Information provided:
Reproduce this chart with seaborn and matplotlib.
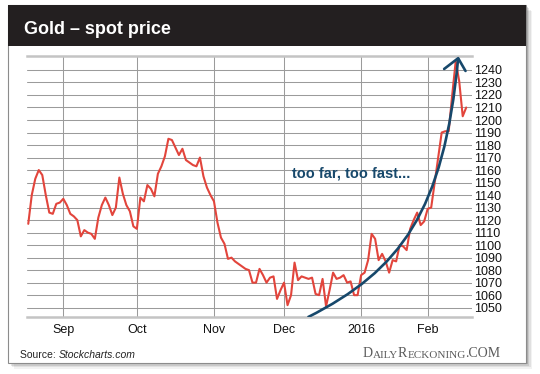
import numpy as np
import matplotlib
matplotlib.use("Agg")
import matplotlib.pyplot as plt
import seaborn as sns
from matplotlib.patches import Rectangle, PathPatch
from matplotlib.path import Path

# Gold spot, daily closes (trading days 18 Aug 2015 .. 17 Feb 2016)
price = [
    1117, 1140, 1153, 1160, 1156, 1140, 1126, 1125, 1133, 1134,
    1137, 1132, 1125, 1123, 1120, 1107, 1112, 1110, 1109, 1105,
    1122, 1132, 1138, 1132, 1124, 1130, 1154, 1141, 1132, 1127,
    1115, 1113, 1138, 1135, 1148, 1145, 1139, 1157, 1163, 1171,
    1185, 1184, 1178, 1172, 1177, 1168, 1166, 1164, 1163, 1170,
    1155, 1146, 1140, 1135, 1118, 1106, 1101, 1089, 1090, 1087,
    1085, 1083, 1081, 1080, 1070, 1070, 1081, 1076, 1070, 1074,
    1075, 1057, 1064, 1070, 1052, 1060, 1086, 1072, 1075, 1074,
    1073, 1074, 1061, 1060, 1073, 1051, 1064, 1078, 1073, 1074,
    1076, 1070, 1071, 1060, 1060, 1076, 1078, 1088, 1109, 1105,
    1088, 1093, 1087, 1078, 1088, 1087, 1100, 1099, 1096, 1113,
    1120, 1126, 1116, 1119, 1129, 1130, 1150, 1170, 1190, 1191,
    1191, 1220, 1247, 1231, 1203, 1210,
]
day = np.arange(len(price))

# first trading day of each month, as trading-day index
month_pos = [10, 31, 53, 73, 95, 114]
month_labels = ["Sep", "Oct", "Nov", "Dec", "2016", "Feb"]
y_ticks = list(range(1050, 1250, 10))

RED = "#e2453c"
NAVY = "#17486b"
W, H = 540, 374

sns.set_style("white")
plt.rcParams["font.family"] = ["Liberation Sans", "DejaVu Sans"]


def fx(px):
    return px / W


def fy(py):
    return 1 - py / H


fig = plt.figure(figsize=(W / 100, H / 100), dpi=100)

# card with drop shadow and dark title bar
cx0, cx1, cy0, cy1 = 7.6, 526, 5, 362.6
for k, a in [(6, 0.05), (4.5, 0.07), (3, 0.10), (1.5, 0.14)]:
    fig.add_artist(Rectangle((fx(cx0 + k), fy(cy1 + k)), (cx1 - cx0) / W, (cy1 - cy0) / H,
                             color="black", alpha=a, lw=0, zorder=0))
fig.add_artist(Rectangle((fx(cx0), fy(cy1)), (cx1 - cx0) / W, (cy1 - cy0) / H,
                         facecolor="white", edgecolor="#8c8c8c", lw=0.8, zorder=1))
fig.add_artist(Rectangle((fx(cx0), fy(45.5)), (cx1 - cx0) / W, (45.5 - cy0) / H,
                         facecolor="#231f20", lw=0, zorder=2))
fig.text(fx(24), fy(33.6), "Gold \u2013 spot price", color="white", fontsize=13,
         fontweight="bold", va="baseline", zorder=3)

# chart
ax = fig.add_axes([fx(27), fy(317.3), (472 - 27) / W, (317.3 - 55.7) / H], zorder=3)
sns.lineplot(x=day, y=price, color=RED, lw=1.5, ax=ax, zorder=3)
ax.set_xlim(-0.36, 126.65)
ax.set_ylim(1042.3, 1251.4)
ax.set_yticks(y_ticks)
ax.yaxis.tick_right()
ax.set_xticks(month_pos, month_labels)
ax.set_xlabel("")
ax.set_ylabel("")
ax.grid(True, color="#9b9b9b", lw=0.75)
ax.tick_params(axis="both", length=0, labelsize=9, colors="#111111")
ax.tick_params(axis="y", pad=1.2)
ax.tick_params(axis="x", pad=5)
for s in ["left", "right"]:
    ax.spines[s].set_visible(False)
for s in ["top", "bottom"]:
    ax.spines[s].set_color("#c4c4c4")
    ax.spines[s].set_linewidth(1.8)

# "too far, too fast" arc with open arrowhead
arc = Path([(79.75, 1042.3), (106.25, 1079.8), (118.6, 1126.6), (122.7, 1249.4)],
           [Path.MOVETO, Path.CURVE4, Path.CURVE4, Path.CURVE4])
ax.add_patch(PathPatch(arc, fc="none", ec=NAVY, lw=1.9, zorder=4))
ax.plot([118.7, 122.7, 124.8], [1240.8, 1249.4, 1239.2], color=NAVY, lw=1.9,
        clip_on=False, zorder=4)
ax.text(75.4, 1153.9, "too far, too fast...", color=NAVY, fontsize=10.5,
        fontweight="bold", va="baseline", zorder=5)

# footer
src = fig.text(fx(20), fy(357.5), "Source: ", fontsize=7.5, color="#222222", va="baseline")
ax.annotate("Stockcharts.com", xy=(1, 0), xycoords=src, va="bottom", fontsize=7.5,
            style="italic", color="#222222", annotation_clip=False)

prev = fig.text(fx(362.7), fy(357.3), "D", fontsize=10, color="#5a5a5a",
                family="Liberation Serif", va="baseline")
for piece, size in [("AILY", 8), ("R", 10), ("ECKONING", 8), (".COM", 10)]:
    prev = ax.annotate(piece, xy=(1, 0), xycoords=prev, va="bottom", fontsize=size,
                       color="#5a5a5a", family="Liberation Serif", annotation_clip=False)

fig.savefig("out.png", dpi=100)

Exercise brief:
Return each line from the material above exactly, but not the pictures.

Solution to this task:
Reproduce this chart with seaborn and matplotlib.
import numpy as np
import matplotlib
matplotlib.use("Agg")
import matplotlib.pyplot as plt
import seaborn as sns
from matplotlib.patches import Rectangle, PathPatch
from matplotlib.path import Path

# Gold spot, daily closes (trading days 18 Aug 2015 .. 17 Feb 2016)
price = [
    1117, 1140, 1153, 1160, 1156, 1140, 1126, 1125, 1133, 1134,
    1137, 1132, 1125, 1123, 1120, 1107, 1112, 1110, 1109, 1105,
    1122, 1132, 1138, 1132, 1124, 1130, 1154, 1141, 1132, 1127,
    1115, 1113, 1138, 1135, 1148, 1145, 1139, 1157, 1163, 1171,
    1185, 1184, 1178, 1172, 1177, 1168, 1166, 1164, 1163, 1170,
    1155, 1146, 1140, 1135, 1118, 1106, 1101, 1089, 1090, 1087,
    1085, 1083, 1081, 1080, 1070, 1070, 1081, 1076, 1070, 1074,
    1075, 1057, 1064, 1070, 1052, 1060, 1086, 1072, 1075, 1074,
    1073, 1074, 1061, 1060, 1073, 1051, 1064, 1078, 1073, 1074,
    1076, 1070, 1071, 1060, 1060, 1076, 1078, 1088, 1109, 1105,
    1088, 1093, 1087, 1078, 1088, 1087, 1100, 1099, 1096, 1113,
    1120, 1126, 1116, 1119, 1129, 1130, 1150, 1170, 1190, 1191,
    1191, 1220, 1247, 1231, 1203, 1210,
]
day = np.arange(len(price))

# first trading day of each month, as trading-day index
month_pos = [10, 31, 53, 73, 95, 114]
month_labels = ["Sep", "Oct", "Nov", "Dec", "2016", "Feb"]
y_ticks = list(range(1050, 1250, 10))

RED = "#e2453c"
NAVY = "#17486b"
W, H = 540, 374

sns.set_style("white")
plt.rcParams["font.family"] = ["Liberation Sans", "DejaVu Sans"]


def fx(px):
    return px / W


def fy(py):
    return 1 - py / H


fig = plt.figure(figsize=(W / 100, H / 100), dpi=100)

# card with drop shadow and dark title bar
cx0, cx1, cy0, cy1 = 7.6, 526, 5, 362.6
for k, a in [(6, 0.05), (4.5, 0.07), (3, 0.10), (1.5, 0.14)]:
    fig.add_artist(Rectangle((fx(cx0 + k), fy(cy1 + k)), (cx1 - cx0) / W, (cy1 - cy0) / H,
                             color="black", alpha=a, lw=0, zorder=0))
fig.add_artist(Rectangle((fx(cx0), fy(cy1)), (cx1 - cx0) / W, (cy1 - cy0) / H,
                         facecolor="white", edgecolor="#8c8c8c", lw=0.8, zorder=1))
fig.add_artist(Rectangle((fx(cx0), fy(45.5)), (cx1 - cx0) / W, (45.5 - cy0) / H,
                         facecolor="#231f20", lw=0, zorder=2))
fig.text(fx(24), fy(33.6), "Gold \u2013 spot price", color="white", fontsize=13,
         fontweight="bold", va="baseline", zorder=3)

# chart
ax = fig.add_axes([fx(27), fy(317.3), (472 - 27) / W, (317.3 - 55.7) / H], zorder=3)
sns.lineplot(x=day, y=price, color=RED, lw=1.5, ax=ax, zorder=3)
ax.set_xlim(-0.36, 126.65)
ax.set_ylim(1042.3, 1251.4)
ax.set_yticks(y_ticks)
ax.yaxis.tick_right()
ax.set_xticks(month_pos, month_labels)
ax.set_xlabel("")
ax.set_ylabel("")
ax.grid(True, color="#9b9b9b", lw=0.75)
ax.tick_params(axis="both", length=0, labelsize=9, colors="#111111")
ax.tick_params(axis="y", pad=1.2)
ax.tick_params(axis="x", pad=5)
for s in ["left", "right"]:
    ax.spines[s].set_visible(False)
for s in ["top", "bottom"]:
    ax.spines[s].set_color("#c4c4c4")
    ax.spines[s].set_linewidth(1.8)

# "too far, too fast" arc with open arrowhead
arc = Path([(79.75, 1042.3), (106.25, 1079.8), (118.6, 1126.6), (122.7, 1249.4)],
           [Path.MOVETO, Path.CURVE4, Path.CURVE4, Path.CURVE4])
ax.add_patch(PathPatch(arc, fc="none", ec=NAVY, lw=1.9, zorder=4))
ax.plot([118.7, 122.7, 124.8], [1240.8, 1249.4, 1239.2], color=NAVY, lw=1.9,
        clip_on=False, zorder=4)
ax.text(75.4, 1153.9, "too far, too fast...", color=NAVY, fontsize=10.5,
        fontweight="bold", va="baseline", zorder=5)

# footer
src = fig.text(fx(20), fy(357.5), "Source: ", fontsize=7.5, color="#222222", va="baseline")
ax.annotate("Stockcharts.com", xy=(1, 0), xycoords=src, va="bottom", fontsize=7.5,
            style="italic", color="#222222", annotation_clip=False)

prev = fig.text(fx(362.7), fy(357.3), "D", fontsize=10, color="#5a5a5a",
                family="Liberation Serif", va="baseline")
for piece, size in [("AILY", 8), ("R", 10), ("ECKONING", 8), (".COM", 10)]:
    prev = ax.annotate(piece, xy=(1, 0), xycoords=prev, va="bottom", fontsize=size,
                       color="#5a5a5a", family="Liberation Serif", annotation_clip=False)

fig.savefig("out.png", dpi=100)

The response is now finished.